EVPN, as an overlay, supports multi-tenancy and is highly extensible, often using resources from different overlay fabric networks (like data centers) to deliver a single service. It can provide layer 2 connectivity over physical infrastructure for devices in a virtual network, or enable layer 3 routing.

In a Clos topology (leaf-spine) deployment of a Vxlan fabric, leaf nodes are configured as VTEPs to provide VXLAN services and spine nodes perform layer-3 routing on the outer headers IP/UDP encapsulation. If all VTEPs and underlay network devices of an EVPN network belong to the same AS, the spine nodes can act as route reflectors (RRs) to reflect routes between the VTEPs. In this scenario, the spine nodes receive and advertise BGP EVPN routes, but do not perform VXLAN encapsulation and de-encapsulation. If eBGP is used, the spines will forward the routes from one leaf to the other as inherent functionality of eBGP.

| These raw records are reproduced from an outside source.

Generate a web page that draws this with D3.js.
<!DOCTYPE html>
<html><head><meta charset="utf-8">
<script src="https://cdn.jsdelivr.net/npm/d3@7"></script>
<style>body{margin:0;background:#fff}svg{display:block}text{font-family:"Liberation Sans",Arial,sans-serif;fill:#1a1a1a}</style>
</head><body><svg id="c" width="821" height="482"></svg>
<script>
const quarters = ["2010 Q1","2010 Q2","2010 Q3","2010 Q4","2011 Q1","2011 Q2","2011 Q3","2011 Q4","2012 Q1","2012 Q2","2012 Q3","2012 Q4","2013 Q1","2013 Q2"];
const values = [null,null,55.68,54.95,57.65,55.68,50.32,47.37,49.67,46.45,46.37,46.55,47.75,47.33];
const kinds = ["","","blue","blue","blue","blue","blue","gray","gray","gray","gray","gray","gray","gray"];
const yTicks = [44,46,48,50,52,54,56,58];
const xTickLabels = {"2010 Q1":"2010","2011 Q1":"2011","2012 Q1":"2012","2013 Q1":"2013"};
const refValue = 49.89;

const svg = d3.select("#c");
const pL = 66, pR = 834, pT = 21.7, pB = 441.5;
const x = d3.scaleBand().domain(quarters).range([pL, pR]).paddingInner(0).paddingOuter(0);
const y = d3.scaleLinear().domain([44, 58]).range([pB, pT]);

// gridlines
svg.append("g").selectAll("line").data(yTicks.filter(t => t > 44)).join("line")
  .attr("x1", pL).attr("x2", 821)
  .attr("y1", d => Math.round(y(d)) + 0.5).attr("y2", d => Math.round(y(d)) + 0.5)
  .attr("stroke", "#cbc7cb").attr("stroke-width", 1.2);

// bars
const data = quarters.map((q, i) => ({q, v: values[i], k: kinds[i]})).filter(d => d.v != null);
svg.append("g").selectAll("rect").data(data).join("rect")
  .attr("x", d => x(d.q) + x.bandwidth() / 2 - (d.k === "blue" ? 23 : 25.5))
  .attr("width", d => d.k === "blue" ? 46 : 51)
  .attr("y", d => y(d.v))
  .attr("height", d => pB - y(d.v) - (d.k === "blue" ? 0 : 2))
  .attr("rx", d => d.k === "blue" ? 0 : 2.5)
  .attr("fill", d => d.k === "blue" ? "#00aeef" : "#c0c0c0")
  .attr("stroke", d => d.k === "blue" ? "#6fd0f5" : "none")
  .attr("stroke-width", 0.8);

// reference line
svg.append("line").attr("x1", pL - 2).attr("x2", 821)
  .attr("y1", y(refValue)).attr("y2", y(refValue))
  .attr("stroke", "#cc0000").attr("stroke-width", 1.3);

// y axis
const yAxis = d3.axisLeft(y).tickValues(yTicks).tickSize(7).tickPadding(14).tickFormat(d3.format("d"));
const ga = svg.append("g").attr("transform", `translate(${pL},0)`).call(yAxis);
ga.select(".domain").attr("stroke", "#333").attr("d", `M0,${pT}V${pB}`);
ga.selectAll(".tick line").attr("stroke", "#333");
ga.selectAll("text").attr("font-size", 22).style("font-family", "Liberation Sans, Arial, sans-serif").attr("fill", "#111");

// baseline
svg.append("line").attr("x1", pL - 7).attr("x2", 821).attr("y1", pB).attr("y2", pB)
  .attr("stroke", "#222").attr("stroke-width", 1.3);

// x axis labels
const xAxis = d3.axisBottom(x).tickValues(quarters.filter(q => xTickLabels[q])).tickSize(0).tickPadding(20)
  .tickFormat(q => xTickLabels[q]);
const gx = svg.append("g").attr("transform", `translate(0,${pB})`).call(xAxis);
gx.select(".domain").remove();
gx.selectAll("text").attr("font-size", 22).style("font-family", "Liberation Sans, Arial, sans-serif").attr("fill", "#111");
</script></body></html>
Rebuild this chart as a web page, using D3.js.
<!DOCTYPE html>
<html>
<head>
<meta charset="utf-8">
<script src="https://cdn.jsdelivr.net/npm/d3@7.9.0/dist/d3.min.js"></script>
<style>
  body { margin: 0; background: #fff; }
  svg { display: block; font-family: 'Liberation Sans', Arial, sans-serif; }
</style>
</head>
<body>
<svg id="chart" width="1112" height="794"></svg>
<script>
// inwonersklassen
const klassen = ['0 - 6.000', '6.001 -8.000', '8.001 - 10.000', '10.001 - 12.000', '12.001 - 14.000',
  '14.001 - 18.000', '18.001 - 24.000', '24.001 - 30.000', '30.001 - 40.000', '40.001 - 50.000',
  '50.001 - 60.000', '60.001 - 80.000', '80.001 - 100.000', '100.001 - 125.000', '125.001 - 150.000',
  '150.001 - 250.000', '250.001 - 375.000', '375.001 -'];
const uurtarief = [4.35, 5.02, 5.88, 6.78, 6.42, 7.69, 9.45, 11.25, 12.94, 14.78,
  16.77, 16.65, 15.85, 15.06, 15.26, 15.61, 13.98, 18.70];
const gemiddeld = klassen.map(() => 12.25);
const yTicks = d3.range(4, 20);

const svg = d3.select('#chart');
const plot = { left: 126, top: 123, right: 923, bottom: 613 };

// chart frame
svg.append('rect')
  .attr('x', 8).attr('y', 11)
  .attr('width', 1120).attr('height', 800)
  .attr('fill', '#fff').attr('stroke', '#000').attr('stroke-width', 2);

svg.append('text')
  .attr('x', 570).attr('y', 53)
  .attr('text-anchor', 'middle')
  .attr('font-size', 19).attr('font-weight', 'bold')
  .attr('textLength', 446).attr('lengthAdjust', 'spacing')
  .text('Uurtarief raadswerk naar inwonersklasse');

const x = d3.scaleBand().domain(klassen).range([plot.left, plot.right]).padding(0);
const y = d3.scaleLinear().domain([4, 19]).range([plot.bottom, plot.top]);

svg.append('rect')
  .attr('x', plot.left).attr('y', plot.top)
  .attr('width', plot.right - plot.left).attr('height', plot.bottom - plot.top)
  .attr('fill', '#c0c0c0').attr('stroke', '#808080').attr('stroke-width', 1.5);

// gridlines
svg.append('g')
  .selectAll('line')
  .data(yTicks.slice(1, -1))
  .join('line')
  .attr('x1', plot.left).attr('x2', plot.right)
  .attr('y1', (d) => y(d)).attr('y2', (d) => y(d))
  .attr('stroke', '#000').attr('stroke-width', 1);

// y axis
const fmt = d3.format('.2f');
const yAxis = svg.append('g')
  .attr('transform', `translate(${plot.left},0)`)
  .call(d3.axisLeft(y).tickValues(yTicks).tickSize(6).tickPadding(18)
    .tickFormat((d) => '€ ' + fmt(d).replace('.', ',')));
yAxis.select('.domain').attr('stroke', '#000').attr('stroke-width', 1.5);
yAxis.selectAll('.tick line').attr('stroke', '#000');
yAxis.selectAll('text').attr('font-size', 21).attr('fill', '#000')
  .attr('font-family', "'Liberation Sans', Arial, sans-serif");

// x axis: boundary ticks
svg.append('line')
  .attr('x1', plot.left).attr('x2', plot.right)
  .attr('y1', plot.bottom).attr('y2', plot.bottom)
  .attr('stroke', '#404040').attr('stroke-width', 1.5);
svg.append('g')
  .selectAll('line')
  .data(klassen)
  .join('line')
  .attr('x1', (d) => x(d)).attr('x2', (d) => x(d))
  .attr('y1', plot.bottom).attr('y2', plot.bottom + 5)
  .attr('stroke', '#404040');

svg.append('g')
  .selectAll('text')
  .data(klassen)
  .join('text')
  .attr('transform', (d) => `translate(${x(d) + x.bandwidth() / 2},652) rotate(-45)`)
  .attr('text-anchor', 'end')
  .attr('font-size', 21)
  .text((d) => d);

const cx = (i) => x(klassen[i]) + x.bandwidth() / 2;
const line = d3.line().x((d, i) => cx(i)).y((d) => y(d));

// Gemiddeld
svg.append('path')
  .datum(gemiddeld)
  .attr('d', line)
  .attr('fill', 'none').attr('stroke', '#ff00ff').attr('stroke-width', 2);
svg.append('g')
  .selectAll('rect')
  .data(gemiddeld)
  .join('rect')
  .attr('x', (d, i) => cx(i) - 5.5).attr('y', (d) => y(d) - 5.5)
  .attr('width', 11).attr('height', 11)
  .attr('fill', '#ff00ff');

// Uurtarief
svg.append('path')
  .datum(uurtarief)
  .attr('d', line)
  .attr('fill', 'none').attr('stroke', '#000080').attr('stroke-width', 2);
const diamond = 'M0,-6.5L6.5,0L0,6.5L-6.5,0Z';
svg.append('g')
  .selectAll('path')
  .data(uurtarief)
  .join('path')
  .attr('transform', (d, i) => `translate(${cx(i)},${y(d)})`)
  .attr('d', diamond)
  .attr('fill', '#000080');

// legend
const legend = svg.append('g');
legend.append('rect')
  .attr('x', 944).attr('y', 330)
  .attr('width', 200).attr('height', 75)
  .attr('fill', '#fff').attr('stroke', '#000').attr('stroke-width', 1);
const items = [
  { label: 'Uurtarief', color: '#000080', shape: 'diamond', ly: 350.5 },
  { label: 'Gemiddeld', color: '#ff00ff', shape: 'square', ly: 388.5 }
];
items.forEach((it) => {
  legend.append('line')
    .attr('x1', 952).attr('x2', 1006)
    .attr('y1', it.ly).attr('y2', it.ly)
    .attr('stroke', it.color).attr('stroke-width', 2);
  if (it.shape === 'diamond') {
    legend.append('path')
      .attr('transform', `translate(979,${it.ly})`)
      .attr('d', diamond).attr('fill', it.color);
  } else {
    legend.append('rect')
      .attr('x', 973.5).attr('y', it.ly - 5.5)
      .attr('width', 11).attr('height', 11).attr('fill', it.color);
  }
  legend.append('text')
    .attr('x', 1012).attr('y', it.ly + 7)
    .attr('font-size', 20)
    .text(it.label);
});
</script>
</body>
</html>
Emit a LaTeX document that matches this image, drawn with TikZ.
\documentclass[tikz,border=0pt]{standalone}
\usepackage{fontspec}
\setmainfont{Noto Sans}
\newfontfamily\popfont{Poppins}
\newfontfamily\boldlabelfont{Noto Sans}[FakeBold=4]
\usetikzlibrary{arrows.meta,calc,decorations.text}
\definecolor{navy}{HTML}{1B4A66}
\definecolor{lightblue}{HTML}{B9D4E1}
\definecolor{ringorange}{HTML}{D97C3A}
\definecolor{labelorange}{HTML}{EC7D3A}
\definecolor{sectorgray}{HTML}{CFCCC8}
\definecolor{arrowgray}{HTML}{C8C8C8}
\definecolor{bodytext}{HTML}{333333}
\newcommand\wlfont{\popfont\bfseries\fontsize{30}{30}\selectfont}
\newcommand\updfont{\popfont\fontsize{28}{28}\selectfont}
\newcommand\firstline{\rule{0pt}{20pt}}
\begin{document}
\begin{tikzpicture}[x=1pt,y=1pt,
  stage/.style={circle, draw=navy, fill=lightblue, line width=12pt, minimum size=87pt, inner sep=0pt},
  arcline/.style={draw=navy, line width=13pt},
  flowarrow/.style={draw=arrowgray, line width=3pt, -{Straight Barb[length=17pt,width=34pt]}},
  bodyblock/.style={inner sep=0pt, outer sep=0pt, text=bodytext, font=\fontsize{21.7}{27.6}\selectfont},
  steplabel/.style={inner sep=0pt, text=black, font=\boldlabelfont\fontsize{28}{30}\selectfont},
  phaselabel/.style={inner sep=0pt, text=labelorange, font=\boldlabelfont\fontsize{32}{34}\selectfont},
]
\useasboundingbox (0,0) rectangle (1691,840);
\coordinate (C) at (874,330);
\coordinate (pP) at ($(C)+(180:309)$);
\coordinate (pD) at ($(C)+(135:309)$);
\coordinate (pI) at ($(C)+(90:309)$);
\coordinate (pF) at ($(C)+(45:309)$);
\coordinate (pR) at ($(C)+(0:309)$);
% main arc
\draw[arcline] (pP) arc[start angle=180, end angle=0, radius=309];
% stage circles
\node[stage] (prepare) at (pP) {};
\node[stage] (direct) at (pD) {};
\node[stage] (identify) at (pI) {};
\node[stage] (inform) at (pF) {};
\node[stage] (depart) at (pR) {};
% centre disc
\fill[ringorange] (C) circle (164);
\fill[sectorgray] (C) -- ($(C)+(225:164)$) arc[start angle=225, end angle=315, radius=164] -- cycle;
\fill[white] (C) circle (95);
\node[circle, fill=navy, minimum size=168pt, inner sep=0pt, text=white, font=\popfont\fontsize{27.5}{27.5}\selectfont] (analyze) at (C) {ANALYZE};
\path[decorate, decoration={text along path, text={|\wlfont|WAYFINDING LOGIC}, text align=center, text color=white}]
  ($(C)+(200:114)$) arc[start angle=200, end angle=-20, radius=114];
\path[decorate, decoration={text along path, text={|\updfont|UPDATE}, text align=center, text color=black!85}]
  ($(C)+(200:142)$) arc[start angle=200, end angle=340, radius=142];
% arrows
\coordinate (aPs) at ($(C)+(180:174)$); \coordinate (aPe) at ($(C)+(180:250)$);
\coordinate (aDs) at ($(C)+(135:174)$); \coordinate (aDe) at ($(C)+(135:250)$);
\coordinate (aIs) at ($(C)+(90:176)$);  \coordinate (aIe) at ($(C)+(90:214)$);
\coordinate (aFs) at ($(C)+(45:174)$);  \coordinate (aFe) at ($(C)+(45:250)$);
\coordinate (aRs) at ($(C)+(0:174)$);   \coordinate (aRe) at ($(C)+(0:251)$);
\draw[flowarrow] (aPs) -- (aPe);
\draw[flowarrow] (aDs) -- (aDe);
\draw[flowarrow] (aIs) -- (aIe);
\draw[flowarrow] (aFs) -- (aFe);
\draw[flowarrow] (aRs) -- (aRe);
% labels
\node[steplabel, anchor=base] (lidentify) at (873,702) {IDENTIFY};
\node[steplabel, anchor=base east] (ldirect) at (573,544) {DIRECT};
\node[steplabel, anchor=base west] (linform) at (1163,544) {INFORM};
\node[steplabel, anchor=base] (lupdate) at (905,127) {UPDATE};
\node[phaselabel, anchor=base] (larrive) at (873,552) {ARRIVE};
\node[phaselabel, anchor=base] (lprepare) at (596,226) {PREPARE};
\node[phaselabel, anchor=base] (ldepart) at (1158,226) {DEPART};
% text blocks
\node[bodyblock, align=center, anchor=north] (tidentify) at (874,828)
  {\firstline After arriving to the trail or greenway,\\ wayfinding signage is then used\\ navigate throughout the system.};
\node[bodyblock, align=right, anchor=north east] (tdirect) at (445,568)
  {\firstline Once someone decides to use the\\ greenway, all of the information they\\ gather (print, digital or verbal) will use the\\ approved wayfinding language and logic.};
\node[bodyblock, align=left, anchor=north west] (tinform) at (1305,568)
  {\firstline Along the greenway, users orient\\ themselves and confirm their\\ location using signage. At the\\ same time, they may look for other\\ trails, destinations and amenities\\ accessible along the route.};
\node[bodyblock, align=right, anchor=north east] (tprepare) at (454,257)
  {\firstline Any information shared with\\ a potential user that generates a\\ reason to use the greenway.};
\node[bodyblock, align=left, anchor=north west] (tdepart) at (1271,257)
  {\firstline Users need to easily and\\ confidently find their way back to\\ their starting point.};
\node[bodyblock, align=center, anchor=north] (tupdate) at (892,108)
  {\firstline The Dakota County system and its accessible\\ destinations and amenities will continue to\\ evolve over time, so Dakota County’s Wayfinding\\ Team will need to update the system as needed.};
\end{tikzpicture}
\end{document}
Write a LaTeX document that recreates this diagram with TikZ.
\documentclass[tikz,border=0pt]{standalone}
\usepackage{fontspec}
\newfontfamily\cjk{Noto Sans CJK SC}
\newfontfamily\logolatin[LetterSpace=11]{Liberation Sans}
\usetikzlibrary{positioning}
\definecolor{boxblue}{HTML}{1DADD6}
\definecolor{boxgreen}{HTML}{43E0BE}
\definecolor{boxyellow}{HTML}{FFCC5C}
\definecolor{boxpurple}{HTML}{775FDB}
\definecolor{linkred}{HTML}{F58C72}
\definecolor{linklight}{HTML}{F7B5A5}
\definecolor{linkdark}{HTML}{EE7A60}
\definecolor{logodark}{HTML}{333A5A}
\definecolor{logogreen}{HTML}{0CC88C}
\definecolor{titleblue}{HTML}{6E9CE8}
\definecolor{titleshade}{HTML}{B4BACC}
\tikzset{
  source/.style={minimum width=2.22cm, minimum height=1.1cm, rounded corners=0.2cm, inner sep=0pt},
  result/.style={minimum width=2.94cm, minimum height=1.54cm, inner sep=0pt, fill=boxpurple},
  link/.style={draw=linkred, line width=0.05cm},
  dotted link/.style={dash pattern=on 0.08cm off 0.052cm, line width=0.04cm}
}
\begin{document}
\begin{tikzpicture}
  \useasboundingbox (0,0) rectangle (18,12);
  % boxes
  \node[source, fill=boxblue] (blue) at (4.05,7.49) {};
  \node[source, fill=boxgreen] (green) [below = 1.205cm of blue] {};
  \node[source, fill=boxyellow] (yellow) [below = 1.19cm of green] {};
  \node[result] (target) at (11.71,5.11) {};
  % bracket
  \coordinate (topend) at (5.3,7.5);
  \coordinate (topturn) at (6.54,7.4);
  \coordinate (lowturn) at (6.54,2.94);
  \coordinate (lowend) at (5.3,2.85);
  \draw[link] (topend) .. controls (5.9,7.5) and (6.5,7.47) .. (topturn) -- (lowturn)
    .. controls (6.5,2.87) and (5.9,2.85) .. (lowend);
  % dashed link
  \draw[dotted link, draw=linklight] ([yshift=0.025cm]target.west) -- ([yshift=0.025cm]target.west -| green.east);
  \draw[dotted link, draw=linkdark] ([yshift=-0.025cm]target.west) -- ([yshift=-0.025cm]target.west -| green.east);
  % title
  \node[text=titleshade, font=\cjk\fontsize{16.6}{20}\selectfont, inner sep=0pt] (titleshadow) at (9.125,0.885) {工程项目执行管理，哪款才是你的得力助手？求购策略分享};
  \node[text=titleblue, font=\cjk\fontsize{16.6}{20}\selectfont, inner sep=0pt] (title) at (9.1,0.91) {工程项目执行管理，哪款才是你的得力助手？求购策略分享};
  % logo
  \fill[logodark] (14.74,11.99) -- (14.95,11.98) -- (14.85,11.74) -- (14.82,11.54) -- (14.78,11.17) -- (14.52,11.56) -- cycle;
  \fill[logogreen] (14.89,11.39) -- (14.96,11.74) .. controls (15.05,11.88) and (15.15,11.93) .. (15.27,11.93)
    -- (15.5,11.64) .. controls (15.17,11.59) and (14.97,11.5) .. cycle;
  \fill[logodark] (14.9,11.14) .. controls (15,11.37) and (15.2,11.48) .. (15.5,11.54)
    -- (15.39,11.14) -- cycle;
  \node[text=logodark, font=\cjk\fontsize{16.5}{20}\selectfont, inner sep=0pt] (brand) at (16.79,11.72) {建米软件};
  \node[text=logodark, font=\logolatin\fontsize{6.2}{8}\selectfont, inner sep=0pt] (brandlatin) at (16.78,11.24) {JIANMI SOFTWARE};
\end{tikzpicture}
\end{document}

The IETF specifies two methods for supporting inter-subnet routing with EVPN: symmetric and asymmetric integrated routing and bridging (IRB). The main difference between the two methods is that the symmetric method supports both routing and bridged on both the ingress and egress VTEPs, where the asymmetric method supports routing on the ingress, but only bridging on the egress.

AOS-CX supports Centralized L3 gateways and Symmetric IRB Distributed L3 gateways.